Craignant que l'aide financière ne s'arrête, Claudette investit dans cinq poulets qui vont bientôt pondre des œufs. Elle a également pu acheter des casseroles pour faire cuire le riz, les épinards et la viande qu'elle a trouvés au marché. Ainsi, elle pourra préparer des plats chauds pour son garçon.

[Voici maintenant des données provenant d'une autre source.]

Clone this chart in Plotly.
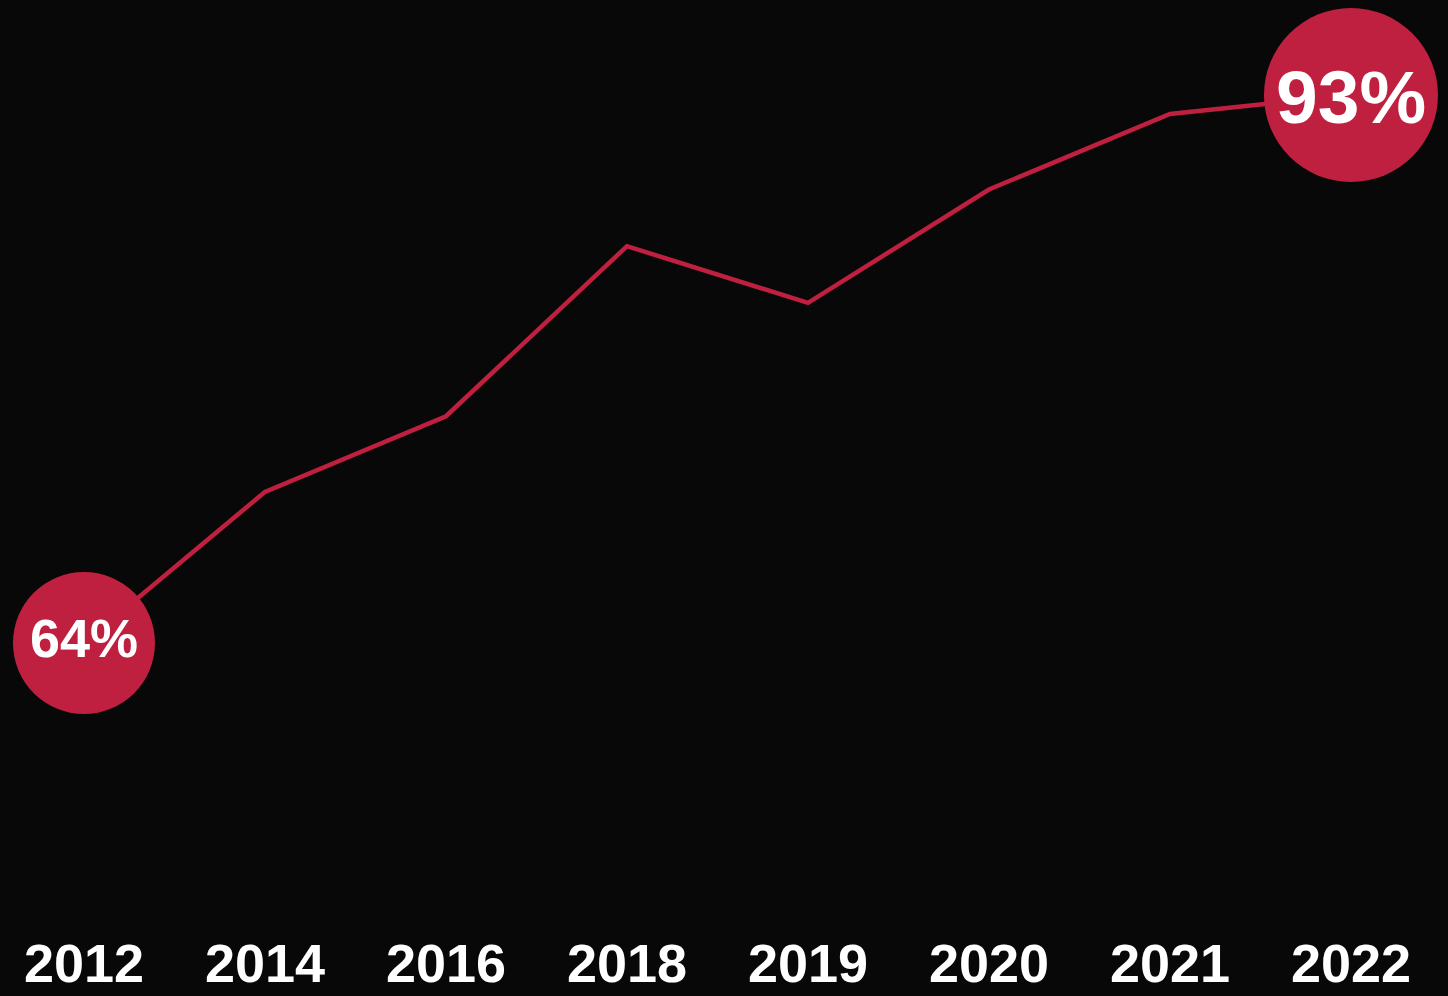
import plotly.graph_objects as go

# Share by year (%)
years = ["2012", "2014", "2016", "2018", "2019", "2020", "2021", "2022"]
values = [64, 72, 76, 85, 82, 88, 92, 93]

RED = "#C0203F"
BG = "#080808"
FONT = "Liberation Sans, Arial, sans-serif"

idx = list(range(len(years)))
n = len(years)

# Only the first and last points get a labelled bubble
sizes = [142 if i == 0 else 174 if i == n - 1 else 0 for i in idx]

fig = go.Figure(
    go.Scatter(
        x=idx,
        y=values,
        mode="lines+markers",
        line=dict(color=RED, width=4.5),
        marker=dict(size=sizes, color=RED, opacity=1, line=dict(width=0)),
        cliponaxis=False,
        hoverinfo="skip",
    )
)

# Value labels inside the two bubbles
for i, fsize, shift in [(0, 54, 5), (n - 1, 75, -2)]:
    fig.add_annotation(
        x=idx[i],
        y=values[i],
        text=f"{values[i]}%",
        showarrow=False,
        xanchor="center",
        yanchor="middle",
        yshift=shift,
        font=dict(family=FONT, size=fsize, color="white", weight="bold"),
    )

fig.update_layout(
    width=1448,
    height=996,
    margin=dict(l=0, r=0, t=0, b=69),
    paper_bgcolor=BG,
    plot_bgcolor=BG,
    showlegend=False,
    xaxis=dict(
        range=[-0.464, 7.536],
        tickvals=idx,
        ticktext=years,
        showgrid=False,
        zeroline=False,
        showline=False,
        ticks="",
        automargin=False,
        tickfont=dict(family=FONT, size=54, color="white", weight="bold"),
        fixedrange=True,
    ),
    yaxis=dict(
        range=[48.972, 98.027],
        visible=False,
        showgrid=False,
        zeroline=False,
        automargin=False,
        fixedrange=True,
    ),
)

fig.write_html("out.html")
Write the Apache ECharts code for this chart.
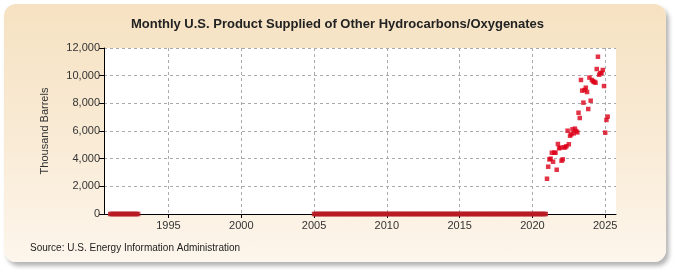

Interrogée sur la nourriture préférée de son petit-fils, Claudette dit qu'elle ne le laissera pas avoir une préférence. « Certains jours nous aurons de la viande et du riz, et d'autres non. Je ne peux pas le laisser s'habituer aux meilleurs aliments ».
Modeline
À 22 ans, Modeline est mère de trois enfants de moins de 5 ans. Ces derniers mois, elle a tout fait pour trouver de la nourriture en faisant la lessive pour ses voisins et en vendant de l'eau. Elle a été très prudente avec l'argent qu'elle a reçu du PAM et a réussi à économiser suffisamment pour acheter une chèvre pour environ 35 dollars. Elle espère que le fait de posséder une deuxième chèvre lui apportera plus de sécurité.
Lunise
Lunise a 27 ans et vit seule avec ses quatre enfants. Avec l'argent du PAM, elle a acheté de la nourriture pour la semaine. Mais elle a aussi acheté des savons pour se laver les mains et pour approvisionner son petit étal de produits de nettoyage, ce qui peut lui rapporter environ 26 dollars sur une semaine. « Les gens n'arrêtent pas de parler du coronavirus, c'est assez effrayant. J'espère que nous aurons des temps meilleurs », dit-elle. L'ambition de Lunise est d'investir dans sa petite entreprise, de manger régulièrement et de ne pas dépendre d'une aide financière pour s'en sortir.
Lumanie
Lumanie a 75 ans. Après la mort de son mari, elle s'est occupée de six enfants. Malgré son âge, Lumanie doit tenir un stand au marché pour vendre des bananes et du plantain. Malheureusement, elle voit de moins en moins de gens s'y arrêter. Son fils unique, qui pourrait faire vivre la famille, travaille comme conducteur de moto, mais il a lui aussi eu moins de passagers.
« Je pouvais à peine me permettre de manger, mais ensuite j'ai eu peur que notre toit ne s'effondre ».
Parce qu'elle a dû utiliser la plus grande partie de son modeste revenu pour payer la nourriture de sa famille, Lumanie regrette de ne pas avoir pu entretenir leur maison « Je pouvais à peine me permettre de manger, mais ensuite j'ai eu peur que notre toit ne s'effondre », dit-elle.
Le soutien du PAM l'a aidée à traverser cette épreuve. Elle a utilisé 15 dollars pour boucher certaines fissures avec du ciment, et maintenant elle dort en toute sécurité.
Les distributions d'argent du PAM dans le nord d'Haïti sont généreusement financées par la Direction de la protection civile et de l'aide humanitaire de l'Union européenne (ECHO).